One of the beginning statements that “desiring-machines work only when they break down, and by continually breaking down” (p. 8) slowly starts to make sense. The book is refreshingly outspoken by assigning us all with varying level of mental disorders (whether one is successful or unsuccessful in the production of quantities) and thereby succeeds in alleviating the (phenomenological) external neurotic pressures. For example, Freud’s psychoanalysis was commonly used in the 70’s as a celibacy-inducing mechanism that narrated all problems with childhood and the aim of the treatments were to get people back to producing intensifying quantities. In contrast, Guattari encouraged his patients – a word he detested – to play different games, which let them some detachment from preconscious interests, and attach to and be guided by their unconscious desire-production.

We discussed whether D&G are for or against capitalism.

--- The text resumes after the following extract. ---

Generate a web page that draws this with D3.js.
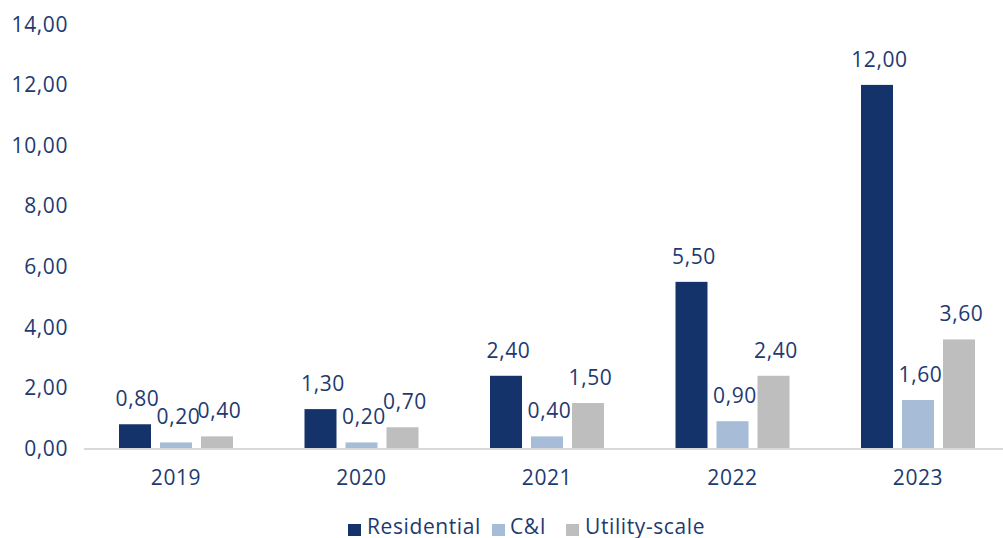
<!DOCTYPE html>
<html>
<head>
<meta charset="utf-8">
<script src="https://cdn.jsdelivr.net/npm/d3@7"></script>
<style>
  html, body { margin: 0; padding: 0; background: #fff; }
  svg { display: block; }
  svg text { font-family: "Open Sans", "Noto Sans", sans-serif; font-weight: 400; font-size: 21px; letter-spacing: 0.6px; }
</style>
</head>
<body>
<svg id="chart" width="1003" height="538"></svg>
<script>
// Yearly capacity by segment
const years = ["2019", "2020", "2021", "2022", "2023"];
const seriesNames = ["Residential", "C&I", "Utility-scale"];
const residential = [0.8, 1.3, 2.4, 5.5, 12.0];
const cni = [0.2, 0.2, 0.4, 0.9, 1.6];
const utility = [0.4, 0.7, 1.5, 2.4, 3.6];
const yTicks = [0, 2, 4, 6, 8, 10, 12, 14];

const colors = ["#14336b", "#a7bcd6", "#bebebe"];
const textColor = "#1e3a70";
const values = [residential, cni, utility];

const svg = d3.select("#chart");
const fmt = v => d3.format(".2f")(v).replace(".", ",");

const x0 = d3.scaleBand().domain(years).range([83.25, 1010.75]).padding(0);
const x1 = d3.scaleBand().domain(seriesNames).range([-57, 57]).paddingInner(9 / 41).paddingOuter(0);
const y = d3.scaleLinear().domain([0, 14]).range([448.5, 24.3]);

// value axis labels
const yAxis = svg.append("g").attr("transform", "translate(68,0)")
  .call(d3.axisLeft(y).tickValues(yTicks).tickFormat(fmt).tickSize(0).tickPadding(0))
  .attr("font-family", null).attr("font-size", null);
yAxis.select(".domain").remove();
yAxis.selectAll("text").attr("fill", textColor);

// bars
const groups = svg.append("g").selectAll("g").data(years).join("g")
  .attr("transform", d => `translate(${x0(d) + x0.bandwidth() / 2},0)`);

seriesNames.forEach((name, si) => {
  groups.append("rect")
    .attr("x", x1(name))
    .attr("width", x1.bandwidth())
    .attr("y", (d, i) => y(values[si][i]))
    .attr("height", (d, i) => y(0) - y(values[si][i]))
    .attr("fill", colors[si]);
  groups.append("text")
    .attr("x", x1(name) + x1.bandwidth() / 2 + 2.5)
    .attr("y", (d, i) => y(values[si][i]) - 18)
    .attr("text-anchor", "middle")
    .attr("fill", textColor)
    .text((d, i) => fmt(values[si][i]));
});

// category axis
const xAxis = svg.append("g").attr("transform", `translate(0,${y(0)})`)
  .call(d3.axisBottom(x0).tickSize(0).tickPadding(0))
  .attr("font-family", null).attr("font-size", null);
xAxis.select(".domain").attr("stroke", "#d9d9d9").attr("stroke-width", 1.8)
  .attr("d", `M84,0.5H1003`);
xAxis.selectAll("text").attr("fill", textColor).attr("dy", null).attr("y", 36.5);

// legend
const legendItems = [
  { name: "Residential", sx: 348, tx: 367 },
  { name: "C&I", sx: 492, tx: 510 },
  { name: "Utility-scale", sx: 566, tx: 585 }
];
const legend = svg.append("g");
legendItems.forEach((it, i) => {
  legend.append("rect").attr("x", it.sx).attr("y", 524).attr("width", 13).attr("height", 12).attr("fill", colors[i]);
  legend.append("text").attr("x", it.tx).attr("y", 534).attr("fill", textColor).text(it.name);
});
</script>
</body>
</html>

They outline that capitalism compellingly moves towards cosmic death (note: our interpretation to “body without objects”) with intensification of abstract quantities. However, they elaborate few details how to avoid it. Perhaps human consciousness may/should strive, although its ability to do so is strongly questioned, to steer production from the deleterious effects of producing intensive quantities towards well-selected production of intensifying feelings and abstractions. Perhaps consciousness is not able to do better than listen music on the deck chairs of Titanic, because the ice berg cannot be avoided. Accelerationists even argue that why try to turn the ship instead of colliding to ice berg directly.

We concluded that the early parts of the book are more descriptive, but that it gains more normative overtones for the schizophrenic escape with the presentation of their method: schizoanalysis. However, later Deleuze and Guattari clarified that they do not want to speak about schizoanalysis in order not to promote schizophrenic escapes. Hopefully, the combination of desiring machine production could help to create and upkeep influential virtuous abstractions – that are sometimes aligned with and sometimes against the prevailing social machine. For example, the clairvoyance brought by a schizophrenic escape, the neurosis that demands the righteous hero to continue and the perversion that saves the day.

Ps. Just to give a clue of the writing style, here is a relatively clearly written excerpt: “A schizophrenic out for a walk is a better model than a neurotic lying on the analyst’s couch. […] He [the schizophrenic] does not live nature as nature, but as a process of production. There is no such thing as either man or nature now, only a process that produces the one within the other and couples the machines together. Producing-machines, desiring-machines everywhere, schizophrenic machines, all of species life: the self and the non-self, outside and inside, no longer have any meaning whatsoever (p.6).”